17 Things Toronto Women Need To Stop Feeling Guilty About
If guilt-shaming doesn't already exist, it does now. POOF! As a Toronto woman, you should be ashamed of feeling guilty, especially about the following things...
This list is here to act as a free pass to NOT feel guilty, because you’re not alone. And last time I checked we do what we want anyway, amirite ladies?
1. Having a small dog at Woodbine Beach
Dogs (like people) come in all shapes and sizes. Don’t listen to anyone who calls yours a gerbil. He’s cuter than them anyway.
2. Spending all your (parents') money at Loblaws on Carleton Street
Groceries are a necessity. And so are flowers … and raspberry macarons. They have a cheese wall, okay Mom?
3. Skipping the gym to go to Mildred’s for brunch ... and getting dessert too
Today your workout may consist of lifting your glass up and putting it back down. Everyone knows their eggs benny makes it worth it.
4. Sneering at City Place gym-goers who take the elevator from the gym up or down 2-3 floors
These people just did an “intense” workout, and can’t finish strong with a few flights of stairs? I’m sorry but let’s be consistent people. If you are one of these people, you are being watched.
5. Taking a pole dancing class at Brass Vixens
Um, there should be absolutely no shame in working on your fitness and sexuality in a FUN and safe atmosphere. K?
6. Taking an Uber SUV to go out on King West
First impressions count, and when the driver opens the door for you, who cares if you spent a base of at least $22 to get there. If you can somehow afford it, own it girl! Plus you can fit more friends. Consider it a gift to you and your squad.

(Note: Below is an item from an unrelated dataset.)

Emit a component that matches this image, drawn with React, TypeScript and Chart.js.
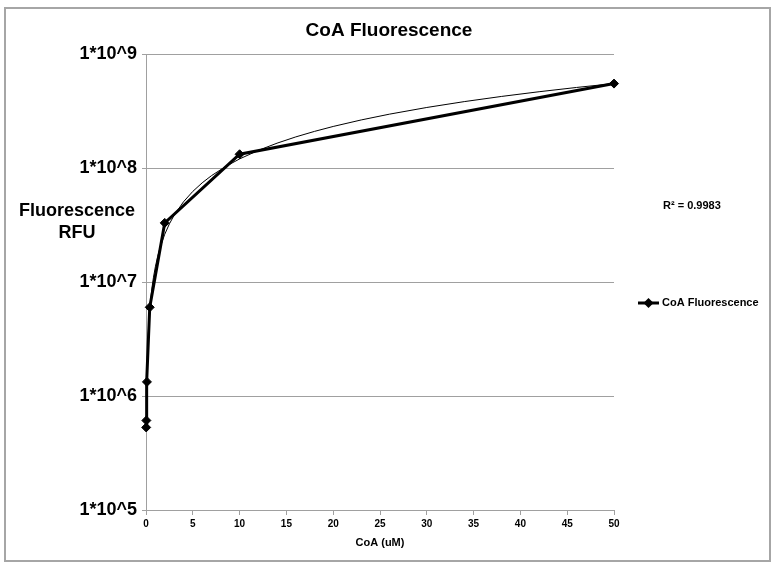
import React, { useEffect, useRef } from "react";
import { Chart, registerables } from "chart.js";

Chart.register(...registerables);

const chartTitle = "CoA Fluorescence";
const seriesName = "CoA Fluorescence";
const xAxisTitle = "CoA (uM)";
const yAxisTitleLines = ["Fluorescence", "RFU"];
const rSquaredLabel = "R² = 0.9983";

const concentrations = [0.02, 0.04, 0.1, 0.4, 2, 10, 50];
const fluorescence = [5.3e5, 6.1e5, 1.33e6, 6.0e6, 3.3e7, 1.32e8, 5.5e8];

const yTickValues = [1e5, 1e6, 1e7, 1e8, 1e9];
const yTickLabels = ["1*10^5", "1*10^6", "1*10^7", "1*10^8", "1*10^9"];
const xTickValues = [0, 5, 10, 15, 20, 25, 30, 35, 40, 45, 50];

// power trendline y = a * x^b
const trendCoefficient = 1.36e7;
const trendExponent = 0.946;
const trendSampleX = [
  0.05, 0.1, 0.15, 0.2, 0.3, 0.4, 0.5, 0.65, 0.8, 1, 1.25, 1.5, 2, 2.5, 3, 4, 5, 6, 7, 8.5, 10,
  12, 14, 16, 18, 20, 23, 26, 30, 34, 38, 42, 46, 50,
];

const FONT = "'Liberation Sans', Arial, Helvetica, sans-serif";

export default function App() {
  const canvasRef = useRef<HTMLCanvasElement | null>(null);

  useEffect(() => {
    const canvas = canvasRef.current;
    if (!canvas) return;

    const decorations = {
      id: "decorations",
      beforeDraw(chart: any) {
        const ctx = chart.ctx;
        ctx.save();
        ctx.fillStyle = "#ffffff";
        ctx.fillRect(0, 0, chart.width, chart.height);
        ctx.strokeStyle = "#a6a6a6";
        ctx.lineWidth = 2;
        ctx.strokeRect(5, 8, 765, 553);
        ctx.restore();
      },
      afterDraw(chart: any) {
        const ctx = chart.ctx;
        const area = chart.chartArea;
        ctx.save();
        ctx.fillStyle = "#000000";
        ctx.textBaseline = "middle";

        ctx.textAlign = "center";
        ctx.font = `bold 19px ${FONT}`;
        ctx.fillText(chartTitle, 389, 31);

        ctx.font = `bold 18px ${FONT}`;
        yAxisTitleLines.forEach((line, i) => ctx.fillText(line, 77, 211 + i * 22));

        ctx.font = `bold 11px ${FONT}`;
        ctx.fillText(xAxisTitle, (area.left + area.right) / 2, 543);

        ctx.textAlign = "left";
        ctx.fillText(rSquaredLabel, 663, 206);

        // legend
        ctx.strokeStyle = "#000000";
        ctx.lineWidth = 3;
        ctx.beginPath();
        ctx.moveTo(638, 303);
        ctx.lineTo(659, 303);
        ctx.stroke();
        ctx.beginPath();
        ctx.moveTo(648.5, 298);
        ctx.lineTo(653.5, 303);
        ctx.lineTo(648.5, 308);
        ctx.lineTo(643.5, 303);
        ctx.closePath();
        ctx.fill();
        ctx.fillText(seriesName, 662, 303);
        ctx.restore();
      },
    };

    const chart = new Chart(canvas, {
      type: "scatter",
      data: {
        datasets: [
          {
            label: "trend",
            data: trendSampleX.map((x) => ({ x, y: trendCoefficient * Math.pow(x, trendExponent) })),
            showLine: true,
            borderColor: "#000000",
            borderWidth: 1,
            pointRadius: 0,
            fill: false,
          },
          {
            label: seriesName,
            data: concentrations.map((x, i) => ({ x, y: fluorescence[i] })),
            showLine: true,
            clip: false,
            borderColor: "#000000",
            backgroundColor: "#000000",
            borderWidth: 3,
            pointStyle: "rectRot",
            pointRadius: 4.5,
            pointBorderWidth: 1,
            pointBackgroundColor: "#000000",
            pointBorderColor: "#000000",
            fill: false,
          },
        ],
      },
      options: {
        animation: false,
        responsive: false,
        devicePixelRatio: 1,
        layout: { padding: { left: 0, right: 164, top: 54, bottom: 0 } },
        plugins: {
          legend: { display: false },
          title: { display: false },
          tooltip: { enabled: false },
        },
        scales: {
          x: {
            type: "linear",
            min: 0,
            max: 50,
            afterBuildTicks: (scale: any) => {
              scale.ticks = xTickValues.map((v) => ({ value: v }));
            },
            afterFit: (scale: any) => {
              scale.height = 57;
            },
            grid: {
              drawOnChartArea: false,
              drawTicks: true,
              tickLength: 5,
              color: "#a0a0a0",
            },
            border: { display: true, color: "#a0a0a0", width: 1 },
            ticks: {
              color: "#000000",
              font: { family: FONT, size: 10, weight: "bold" },
              padding: 3,
              maxRotation: 0,
              autoSkip: false,
            },
          },
          y: {
            type: "logarithmic",
            min: 1e5,
            max: 1e9,
            afterBuildTicks: (scale: any) => {
              scale.ticks = yTickValues.map((v) => ({ value: v }));
            },
            afterFit: (scale: any) => {
              scale.width = 146;
            },
            grid: {
              drawOnChartArea: true,
              drawTicks: true,
              tickLength: 4,
              color: "#a0a0a0",
            },
            border: { display: true, color: "#a0a0a0", width: 1 },
            ticks: {
              color: "#000000",
              font: { family: FONT, size: 18, weight: "bold" },
              padding: 5,
              autoSkip: false,
              callback: (value: any) => {
                const idx = yTickValues.indexOf(Number(value));
                return idx >= 0 ? yTickLabels[idx] : "";
              },
            },
          },
        },
      },
      plugins: [decorations],
    });

    return () => chart.destroy();
  }, []);

  return (
    <div style={{ position: "fixed", left: 0, top: 0, width: 778, height: 567, background: "#fff" }}>
      <canvas ref={canvasRef} width={778} height={567} style={{ display: "block", width: 778, height: 567 }} />
    </div>
  );
}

7. Accepting a rose/balloon from a guy at a King Street bar who you have no intention in actually talking to
No, this isn't The Bachelor. Yes, you may accept this endearing gift anyway.
8. Being 'Paid To Party'
If you don't know what this means, then move along. If you do, and you do it, don't even think about feeling guilty. You go out to party anyway, so why would you not want to get paid for it? You'll be the one buying bottles someday.
9. Ignoring/yelling at the guy who attempts to hit on you on your walk home from King West
You’re minding your own business walking home with your friends, when out of the blue (with no eye contact made) some guy is like “hey baby, where you going?”
Sorry, sir, are you a burrito? Smokes Poutine? No? Then GTFO of here and leave us alone.
Not sure what they expect us to do anyway. #BYEEE
10. Not holding the door for someone you don't recognize entering your building at 2AM
We have all watched too many Criminal Minds episodes to think this is actually a good idea. Especially when you live in the Jazz on Church and Shuter. Stranger danger.
11. Jumping on the Blue Jays/Raptors/Leafs “bandwagon”
Because does anyone really care? (Hint: the answer is no.) It’s called love for your city. Haters need to try it.
12. Stopping to take an Instagram photo of the CN Tower
Please refer to above (#11), referencing love for your city. If someone bumps into you, they should have been paying attention.
13. Crossing the street at Yonge and Dundas (or anywhere) when the hand sign is flashing
Police are cracking down on this one now, but everyone knows that the Yonge/Dundas intersection has that cool diagonal crosswalk thingy that saves you from getting run over every time!
14. Going HAM at Sephora or Mac on Bloor St.
There’s something about Bloor St. that makes you spend all your money. Just make sure it doesn’t really show when it’s all on your face. Less is more. Unless it’s Marc Jacobs. Then more is more.
15. Getting the Hong Kong Waffle at Bang Bang Ice Cream
My god is this thing good, and they pour and press the waffle right in front of you. Everyone is living vicariously through you right now. Own it.
16. Having a mild crush on Norm Kelly
Toronto City Counsellor Norm Kelly is SO hot right now.
17. Needing to get out of the city sometimes
It's okay to need to get out of this wonderful, loud, bright, and smoggy city sometimes. Sometimes you will crave nature far, far away, even though you know you have a stunning cottage-like island just across the water.